WRITTEN PROBLEM :: How many of the lines below contain "matplotlib"? Answer with that number alone.

DATA ::
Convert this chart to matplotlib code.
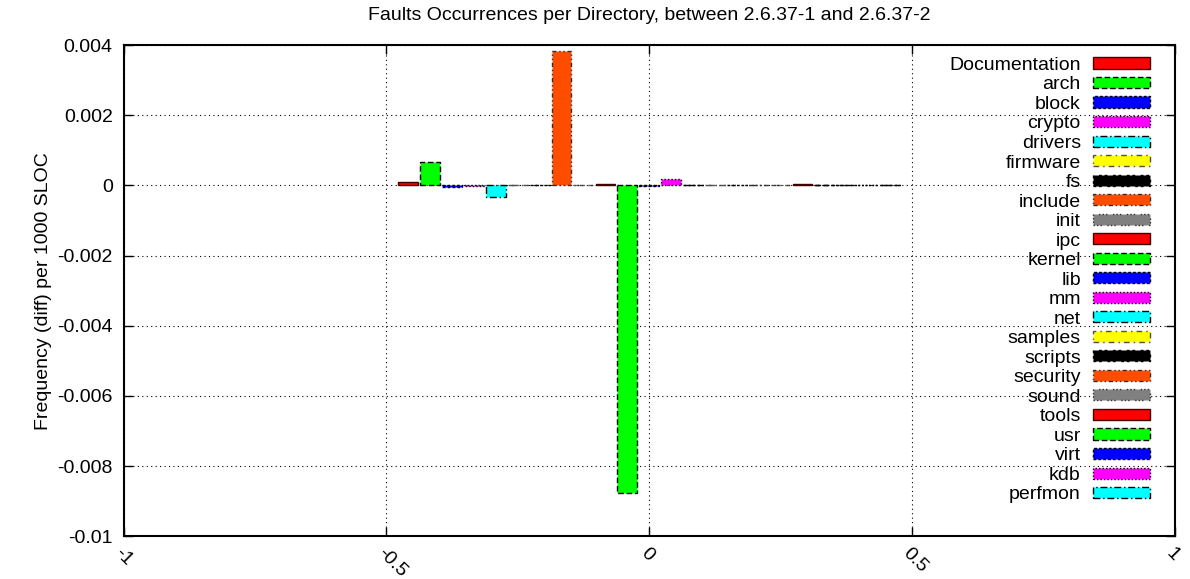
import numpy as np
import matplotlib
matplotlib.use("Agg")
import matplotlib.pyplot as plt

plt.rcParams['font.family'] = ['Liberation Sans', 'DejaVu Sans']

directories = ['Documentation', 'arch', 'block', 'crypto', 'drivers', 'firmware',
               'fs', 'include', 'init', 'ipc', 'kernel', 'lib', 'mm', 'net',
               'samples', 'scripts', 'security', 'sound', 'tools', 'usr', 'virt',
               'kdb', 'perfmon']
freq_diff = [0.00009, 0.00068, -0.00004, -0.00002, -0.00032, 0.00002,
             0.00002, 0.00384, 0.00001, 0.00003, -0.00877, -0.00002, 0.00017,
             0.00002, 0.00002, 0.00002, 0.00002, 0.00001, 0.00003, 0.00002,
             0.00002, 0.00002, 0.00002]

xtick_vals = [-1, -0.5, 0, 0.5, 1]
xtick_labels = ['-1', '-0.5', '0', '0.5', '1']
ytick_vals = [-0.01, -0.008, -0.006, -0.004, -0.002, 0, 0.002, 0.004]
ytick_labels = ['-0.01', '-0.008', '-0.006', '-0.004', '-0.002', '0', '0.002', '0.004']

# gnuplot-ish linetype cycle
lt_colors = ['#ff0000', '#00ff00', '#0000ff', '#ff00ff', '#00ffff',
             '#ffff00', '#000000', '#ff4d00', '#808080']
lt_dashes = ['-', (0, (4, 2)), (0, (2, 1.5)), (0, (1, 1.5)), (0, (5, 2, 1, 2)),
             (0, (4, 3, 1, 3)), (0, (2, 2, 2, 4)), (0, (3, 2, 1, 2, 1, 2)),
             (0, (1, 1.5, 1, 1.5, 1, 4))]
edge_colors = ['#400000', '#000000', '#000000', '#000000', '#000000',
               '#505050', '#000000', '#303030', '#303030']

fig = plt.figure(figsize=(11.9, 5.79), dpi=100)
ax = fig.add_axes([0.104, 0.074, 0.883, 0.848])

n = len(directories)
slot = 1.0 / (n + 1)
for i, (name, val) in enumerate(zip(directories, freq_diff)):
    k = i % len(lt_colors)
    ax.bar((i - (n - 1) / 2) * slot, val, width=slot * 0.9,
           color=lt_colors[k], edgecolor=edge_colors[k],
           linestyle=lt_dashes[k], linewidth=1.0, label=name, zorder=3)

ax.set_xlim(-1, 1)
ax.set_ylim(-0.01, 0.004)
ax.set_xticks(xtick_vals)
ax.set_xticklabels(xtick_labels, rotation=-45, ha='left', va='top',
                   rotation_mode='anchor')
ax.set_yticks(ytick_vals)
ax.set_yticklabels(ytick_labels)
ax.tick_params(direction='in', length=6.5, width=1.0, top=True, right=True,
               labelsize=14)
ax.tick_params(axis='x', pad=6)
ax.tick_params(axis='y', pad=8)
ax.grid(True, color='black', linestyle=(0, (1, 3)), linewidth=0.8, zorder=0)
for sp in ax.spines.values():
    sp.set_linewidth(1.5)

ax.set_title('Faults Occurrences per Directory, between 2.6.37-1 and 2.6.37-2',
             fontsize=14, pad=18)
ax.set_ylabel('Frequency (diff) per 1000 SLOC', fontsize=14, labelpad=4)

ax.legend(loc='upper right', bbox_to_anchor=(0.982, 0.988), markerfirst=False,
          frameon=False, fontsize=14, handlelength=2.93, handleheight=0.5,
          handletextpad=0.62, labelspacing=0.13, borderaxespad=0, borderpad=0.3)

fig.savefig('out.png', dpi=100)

FULL OUTPUT :: 4